Good Girl/Bad Girl Themes in 'Black Swan'

Underlying these themes is the idea of perfection at any cost and the good girl/bad girl tug-of-war. It's a seesaw of wills that knocks Nina off-balance mentally, if not physically. The audience sees Nina physically mutilate herself, a cinematic echo of the real-world issue of cutting. This is a self-destructive behavior many females turn to in order to release feelings of pain, fear, and emptiness. The simple donning of a black camisole — the apotheosis of the transition from innocent to worldly — initiates Nina into a world where drinking, drugging, and hooking up with either sex is no big deal.
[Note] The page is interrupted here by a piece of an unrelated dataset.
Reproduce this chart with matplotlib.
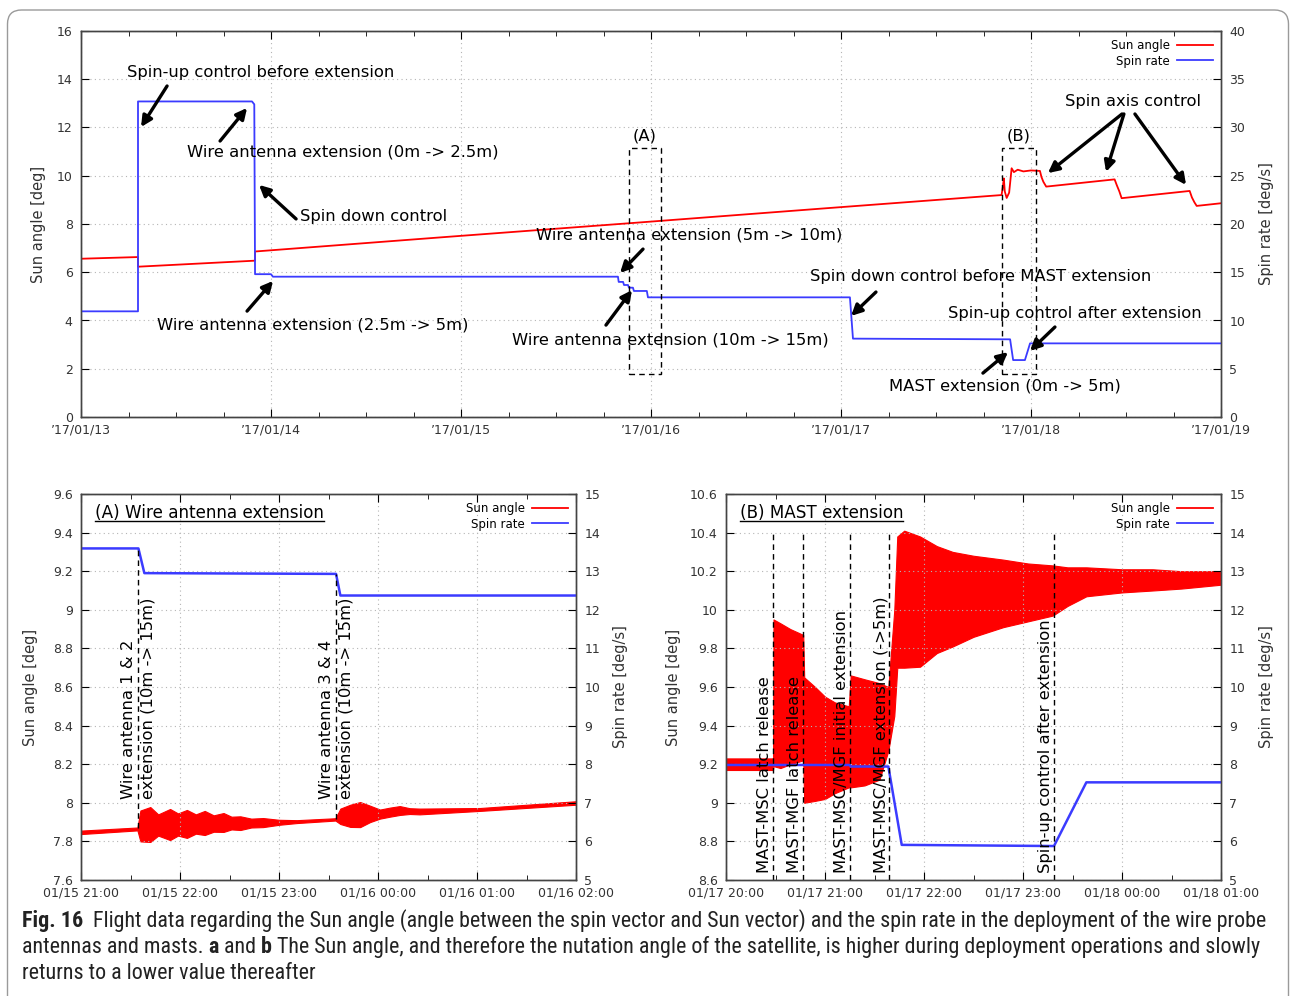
import matplotlib
matplotlib.use("Agg")
import matplotlib.pyplot as plt
import numpy as np
from matplotlib import font_manager
from matplotlib.lines import Line2D
from matplotlib.patches import Rectangle, FancyBboxPatch
from matplotlib.ticker import FuncFormatter

# ---------------- data ----------------
# overview: x in days since 17/01/13 00:00
day_ticks = [0, 1, 2, 3, 4, 5, 6]
day_labels = ["\u201917/01/13", "\u201917/01/14", "\u201917/01/15", "\u201917/01/16",
              "\u201917/01/17", "\u201917/01/18", "\u201917/01/19"]

sun_days = [0.0, 0.30, 0.30, 0.916, 0.916, 1.9, 2.9, 3.9, 4.845, 4.852, 4.857,
            4.862, 4.872, 4.885, 4.898, 4.91, 4.93, 4.96, 5.0, 5.047, 5.055,
            5.065, 5.08, 5.44, 5.452, 5.465, 5.477, 5.835, 5.847, 5.86, 5.872, 6.0]
sun_deg = [6.56, 6.63, 6.23, 6.48, 6.86, 7.45, 8.04, 8.64, 9.20, 9.55, 9.89,
           9.35, 9.08, 9.30, 10.31, 10.15, 10.25, 10.18, 10.22, 10.20, 9.95,
           9.75, 9.55, 9.85, 9.60, 9.35, 9.07, 9.37, 9.10, 8.90, 8.75, 8.86]

spin_days = [0.0, 0.30, 0.30, 0.90, 0.912, 0.916, 1.0, 1.01, 2.826, 2.83, 2.853,
             2.858, 2.879, 2.884, 2.905, 2.91, 2.978, 2.984, 4.047, 4.063, 4.89,
             4.906, 4.968, 4.995, 6.0]
spin_rate = [10.95, 10.95, 32.7, 32.7, 32.4, 14.8, 14.8, 14.54, 14.54, 14.0, 14.0,
             13.68, 13.68, 13.4, 13.4, 13.06, 13.06, 12.4, 12.4, 8.12, 8.05,
             5.9, 5.9, 7.63, 7.63]

# (A) wire antenna extension: x in hours since 01/15 21:00
a_ticks = [0, 1, 2, 3, 4, 5]
a_labels = ["01/15 21:00", "01/15 22:00", "01/15 23:00", "01/16 00:00",
            "01/16 01:00", "01/16 02:00"]
a_sun_t = [0.00, 0.57, 0.60, 0.70, 0.78, 0.90, 0.98, 1.07, 1.16, 1.25, 1.34, 1.44,
           1.52, 1.61, 1.72, 1.84, 2.00, 2.18, 2.57, 2.62, 2.72, 2.82, 2.92, 3.02,
           3.12, 3.22, 3.32, 3.42, 4.03, 5.00]
a_sun_lo = [7.838, 7.857, 7.80, 7.797, 7.83, 7.807, 7.83, 7.818, 7.84, 7.833, 7.85,
            7.849, 7.862, 7.859, 7.872, 7.874, 7.886, 7.895, 7.908, 7.89, 7.875,
            7.874, 7.90, 7.918, 7.928, 7.937, 7.942, 7.940, 7.958, 7.990]
a_sun_hi = [7.856, 7.872, 7.96, 7.978, 7.94, 7.968, 7.945, 7.963, 7.94, 7.958, 7.935,
            7.947, 7.928, 7.930, 7.918, 7.921, 7.912, 7.910, 7.920, 7.97, 7.99,
            8.004, 7.985, 7.965, 7.975, 7.983, 7.972, 7.970, 7.973, 8.008]
a_spin_t = [0.0, 0.58, 0.64, 2.576, 2.62, 5.0]
a_spin = [13.59, 13.59, 12.95, 12.93, 12.37, 12.37]
a_events = [0.576, 2.576]
a_event_labels = ["Wire antenna 1 & 2\nextension (10m -> 15m)",
                  "Wire antenna 3 & 4\nextension (10m -> 15m)"]

# (B) MAST extension: x in hours since 01/17 20:00
b_ticks = [0, 1, 2, 3, 4, 5]
b_labels = ["01/17 20:00", "01/17 21:00", "01/17 22:00", "01/17 23:00",
            "01/18 00:00", "01/18 01:00"]
b_sun_t = [0.00, 0.475, 0.48, 0.55, 0.65, 0.78, 0.79, 0.90, 1.0, 1.10, 1.24, 1.26,
           1.40, 1.55, 1.64, 1.70, 1.73, 1.80, 1.96, 2.13, 2.29, 2.50, 2.80, 3.05,
           3.30, 3.45, 3.64, 4.00, 4.31, 4.60, 5.00]
b_sun_lo = [9.17, 9.17, 9.19, 9.18, 9.20, 9.22, 9.00, 9.01, 9.02, 9.05, 9.08, 9.08,
            9.09, 9.12, 9.27, 9.45, 9.70, 9.70, 9.705, 9.776, 9.81, 9.86, 9.91, 9.94,
            9.97, 10.02, 10.07, 10.09, 10.10, 10.11, 10.13]
b_sun_hi = [9.23, 9.23, 9.95, 9.93, 9.90, 9.87, 9.65, 9.60, 9.55, 9.52, 9.50, 9.66,
            9.64, 9.62, 9.60, 10.0, 10.38, 10.41, 10.38, 10.33, 10.30, 10.28, 10.26,
            10.24, 10.23, 10.22, 10.22, 10.21, 10.21, 10.20, 10.20]
b_spin_t = [0.0, 1.25, 1.26, 1.64, 1.775, 3.313, 3.64, 5.0]
b_spin = [7.98, 7.98, 7.94, 7.94, 5.91, 5.88, 7.53, 7.53]
b_events = [0.478, 0.781, 1.253, 1.650, 3.313]
b_event_labels = ["MAST-MSC latch release", "MAST-MGF latch release",
                  "MAST-MSC/MGF initial extension", "MAST-MSC/MGF extension (->5m)",
                  "Spin-up control after extension"]

RED = "#ff0000"
BLUE = "#3b3bff"
TXT = 11.8
TICK = 9
W, H = 1290, 996

fig = plt.figure(figsize=(W / 100, H / 100), dpi=100)


def px_axes(l, t, r, b):
    return fig.add_axes([l / W, 1 - b / H, (r - l) / W, (b - t) / H])


def style(ax, ax2, xlim, xt, xl, minor, ylim, ystep, y2lim, y2step):
    ax.set_xlim(*xlim)
    ax.set_ylim(*ylim)
    ax2.set_ylim(*y2lim)
    ax.set_xticks(xt)
    ax.set_xticklabels(xl)
    ax.set_xticks(np.arange(xlim[0], xlim[1] + 1e-9, minor), minor=True)
    ax.set_yticks(np.round(np.arange(ylim[0], ylim[1] + ystep / 2, ystep), 6))
    ax2.set_yticks(np.round(np.arange(y2lim[0], y2lim[1] + y2step / 2, y2step), 6))
    fmt = FuncFormatter(lambda v, p: f"{v:g}")
    ax.yaxis.set_major_formatter(fmt)
    ax2.yaxis.set_major_formatter(fmt)
    ax.tick_params(axis="x", which="both", direction="in", top=True, bottom=True,
                   labelsize=TICK, labelcolor="#333333", pad=5)
    ax.tick_params(axis="x", which="major", length=6)
    ax.tick_params(axis="x", which="minor", length=3.5)
    ax.tick_params(axis="y", direction="in", length=6, labelsize=TICK,
                   labelcolor="#333333", pad=6)
    ax2.tick_params(axis="y", direction="in", length=6, labelsize=TICK,
                    labelcolor="#333333", pad=6)
    ax.grid(True, ls=(0, (1, 3)), color="#b5b5b5", lw=0.8)
    for a in (ax, ax2):
        for s in a.spines.values():
            s.set_color("#444444")
            s.set_linewidth(1.0)


def legend(ax2, h_red, h_blue):
    ax2.legend([h_red, h_blue], ["Sun angle", "Spin rate"], loc="upper right",
               markerfirst=False, frameon=False, fontsize=8.5, handlelength=3.0,
               handletextpad=0.6, labelspacing=0.2, borderaxespad=0.3)


def ylabels(xl, xr, yc):
    fig.text(xl / W, 1 - yc / H, "Sun angle [deg]", rotation=90, ha="center",
             va="center", fontsize=10.5, color="#333333")
    fig.text(xr / W, 1 - yc / H, "Spin rate [deg/s]", rotation=90, ha="center",
             va="center", fontsize=10.5, color="#333333")


# ---------------- overview ----------------
ax = px_axes(81, 31, 1221, 417)
ax2 = ax.twinx()
r, = ax.plot(sun_days, sun_deg, color=RED, lw=1.3)
b, = ax2.plot(spin_days, spin_rate, color=BLUE, lw=1.3)
style(ax, ax2, (0, 6), day_ticks, day_labels, 0.25, (0, 16), 2, (0, 40), 5)
legend(ax2, r, b)
ylabels(38, 1266, 224)

arrow = dict(arrowstyle="-|>", color="black", lw=2.4, mutation_scale=16,
             shrinkA=0, shrinkB=0)
notes = [
    ("Spin-up control before extension", (0.242, 14.26), [((0.453, 13.72), (0.316, 12.02))]),
    ("Wire antenna extension (0m -> 2.5m)", (0.558, 10.98), [((0.732, 11.44), (0.874, 12.81))]),
    ("Spin down control", (1.153, 8.33), [((1.132, 8.21), (0.937, 9.62))]),
    ("Wire antenna extension (2.5m -> 5m)", (0.40, 3.81), [((0.874, 4.39), (1.011, 5.64))]),
    ("Wire antenna extension (5m -> 10m)", (2.395, 7.54), [((2.958, 6.96), (2.837, 5.97))]),
    ("Wire antenna extension (10m -> 15m)", (2.268, 3.19), [((2.763, 3.81), (2.90, 5.26))]),
    ("Spin down control before MAST extension", (3.837, 5.84), [((4.184, 5.18), (4.053, 4.19))]),
    ("Spin-up control after extension", (4.563, 4.31), [((5.126, 3.73), (4.995, 2.74))]),
    ("MAST extension (0m -> 5m)", (4.253, 1.28), [((4.747, 1.82), (4.879, 2.69))]),
    ("Spin axis control", (5.179, 13.06), [((5.479, 12.56), (5.089, 10.11)),
                                           ((5.489, 12.56), (5.395, 10.16)),
                                           ((5.547, 12.56), (5.816, 9.62))]),
]
for label, pos, arrows in notes:
    ax2.text(pos[0], pos[1], label, transform=ax.transData, ha="left", va="center",
             fontsize=TXT, zorder=6)
    for tail, head in arrows:
        ax2.annotate("", xy=head, xytext=tail, xycoords=ax.transData,
                     textcoords=ax.transData, arrowprops=arrow, zorder=6)

for name, x0, x1, lx in [("(A)", 2.884, 3.053, 2.968), ("(B)", 4.847, 5.026, 4.937)]:
    ax2.add_patch(Rectangle((x0, 1.78), x1 - x0, 11.15 - 1.78, transform=ax.transData,
                            fill=False, ls=(0, (4, 3)), lw=1.0, ec="black", zorder=5))
    ax2.text(lx, 11.66, name, transform=ax.transData, ha="center", va="center",
             fontsize=TXT, zorder=6)

# ---------------- (A) ----------------
axa = px_axes(81, 494, 576, 880)
axa2 = axa.twinx()
axa.fill_between(a_sun_t, a_sun_lo, a_sun_hi, color=RED, lw=0.8, ec=RED)
axa2.plot(a_spin_t, a_spin, color=BLUE, lw=1.8)
style(axa, axa2, (0, 5), a_ticks, a_labels, 0.5, (7.6, 9.6), 0.2, (5, 15), 1)
legend(axa2, Line2D([], [], color=RED, lw=1.3), Line2D([], [], color=BLUE, lw=1.3))
ylabels(31, 621, 687)
ta = axa2.text(0.028, 0.951, "(A) Wire antenna extension", transform=axa.transAxes,
               ha="left", va="center", fontsize=TXT + 0.3)
for t, lab in zip(a_events, a_event_labels):
    lo = np.interp(t, a_sun_t, a_sun_lo)
    hi = np.interp(t, a_sun_t, a_sun_hi)
    top = 7.6 + (np.interp(t - 0.01, a_spin_t, a_spin) - 5) * 0.2
    axa2.plot([t, t], [(lo + hi) / 2, top], transform=axa.transData, color="black",
              ls=(0, (4, 3)), lw=1.0)
    axa2.text(t, 8.02, lab, transform=axa.transData, rotation=90, ha="center",
              va="bottom", multialignment="left", fontsize=TXT, linespacing=1.35)

# ---------------- (B) ----------------
axb = px_axes(726, 494, 1221, 880)
axb2 = axb.twinx()
axb.fill_between(b_sun_t, b_sun_lo, b_sun_hi, color=RED, lw=0.8, ec=RED)
axb2.plot(b_spin_t, b_spin, color=BLUE, lw=1.8)
style(axb, axb2, (0, 5), b_ticks, b_labels, 0.5, (8.6, 10.6), 0.2, (5, 15), 1)
legend(axb2, Line2D([], [], color=RED, lw=1.3), Line2D([], [], color=BLUE, lw=1.3))
ylabels(674, 1266, 687)
tb = axb2.text(0.028, 0.951, "(B) MAST extension", transform=axb.transAxes,
               ha="left", va="center", fontsize=TXT + 0.3)
for t, lab in zip(b_events, b_event_labels):
    axb2.plot([t, t], [8.6, 10.40], transform=axb.transData, color="black",
              ls=(0, (4, 3)), lw=1.0)
    axb2.text(t - 0.01, 8.636, lab, transform=axb.transData, rotation=90, ha="right",
              va="bottom", fontsize=TXT)

# ---------------- caption ----------------
fonts = font_manager.fontManager.ttflist
names = {f.name for f in fonts}
cap_kw = dict(family="DejaVu Sans")
if "Roboto Condensed" in names:
    cap_kw = dict(family="Roboto Condensed")
elif "Liberation Sans Narrow" in names:
    cap_kw = dict(family="Liberation Sans Narrow")
elif any(f.name == "DejaVu Sans" and f.stretch == "condensed" for f in fonts):
    cap_kw = dict(family="DejaVu Sans", fontstretch="condensed")

cap_lines = [
    [("Fig. 16", True), ("  Flight data regarding the Sun angle (angle between the spin vector "
                         "and Sun vector) and the spin rate in the deployment of the wire probe", False)],
    [("antennas and masts. ", False), ("a", True), (" and ", False), ("b", True),
     (" The Sun angle, and therefore the nutation angle of the satellite, is higher during "
      "deployment operations and slowly", False)],
    [("returns to a lower value thereafter", False)],
]
cap_base = [927, 953, 979]

fig.canvas.draw()
renderer = fig.canvas.get_renderer()


def draw_caption(size):
    made, ends = [], []
    for parts, yb in zip(cap_lines, cap_base):
        x = 22
        for text, bold in parts:
            t = fig.text(x / W, 1 - yb / H, text, fontsize=size,
                         fontweight="bold" if bold else "normal", va="baseline",
                         color="#222222", **cap_kw)
            made.append(t)
            x = t.get_window_extent(renderer).x1
        ends.append(x)
    return made, ends


# fit the first caption line to the width it has in the figure
size = 12.0
for _ in range(3):
    made, ends = draw_caption(size)
    width = ends[0] - 22
    if abs(width - 1245) < 2:
        break
    for t in made:
        t.remove()
    size *= 1245 / width
else:
    made, ends = draw_caption(size)

# underline the panel titles
for t in (ta, tb):
    bb = t.get_window_extent(renderer)
    fig.add_artist(Line2D([bb.x0 / W, bb.x1 / W], [(bb.y0 + 1) / H] * 2,
                          color="black", lw=1.0))

border = FancyBboxPatch((7.5, -30), 1281, H - 10 + 30,
                        boxstyle="round,pad=0,rounding_size=14", transform=None,
                        fill=False, ec="#9a9a9a", lw=1.0)
fig.add_artist(border)

fig.savefig("out.png", dpi=100)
And when Nina literally has to fight herself to play the Black Swan with conviction and passion, we see how great a sacrifice one woman is willing to make to achieve perfection.

Black Swan or White Swan?

The film's trailer makes no bones about the fact that Nina goes mad as she immerses herself in the role of a lifetime. It's a dark Gothic tale of suppression, betrayal, desire, guilt, and achievement. But at some level, it also addresses how women fear their own power and abilities, believing that if they fully exercise both, they risk obliterating and destroying those around them — including themselves. Can women still be good and kind and be successful, or must women always morph into those despised and hated Black Swans when they fiercely go after what they want? And can women live — or live with themselves — after that pinnacle is achieved?